Add cooked pasta and sliced chicken back into the skillet. Toss gently to coat evenly with the Alfredo sauce.
Sprinkle chopped fresh parsley over the top and serve immediately.
- Prep Time: 15 minutes
- Cook Time: 20 minutes
Don’t worry about fancy equipment here—just a skillet and a pot do the job perfectly. I usually like to sprinkle some fresh parsley on top for a pop of color and a hint of brightness. Serving with a crisp side salad or steamed veggies rounds it out nicely, but honestly, it’s satisfying enough on its own.
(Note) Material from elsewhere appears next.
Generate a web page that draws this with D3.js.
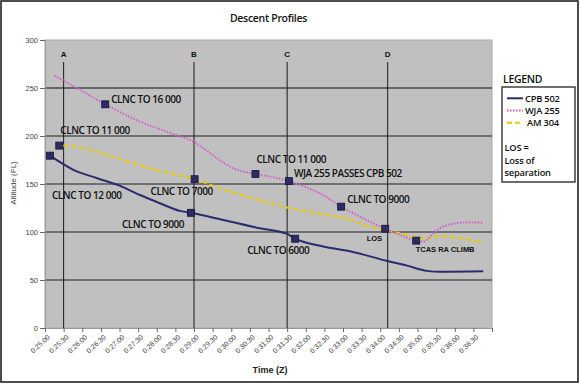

You could try swapping the chicken for shrimp if you’re in the mood for something different, though I haven’t tested that a ton. Or maybe toss in some sautéed mushrooms or spinach to sneak in extra greens. Sometimes I add a pinch more nutmeg than the recipe calls for because I like that warm undertone, but that’s just me.
FAQ
Can I use regular pasta instead of whole wheat?
Absolutely, regular pasta works fine if that’s what you have on hand.
Is it okay to substitute Greek yogurt with sour cream?
You could, though the flavor and texture might be a bit different—Greek yogurt keeps it light and tangy.
How should I store leftovers?
Keep them in an airtight container in the fridge for up to 3 days. Reheat gently and add a splash of milk if needed to loosen the sauce.
When you’re ready to treat yourself to something creamy yet conscious, this Low Calorie Chicken Alfredo is waiting. Give it a try and see how comfort and lightness can actually be friends in the kitchen.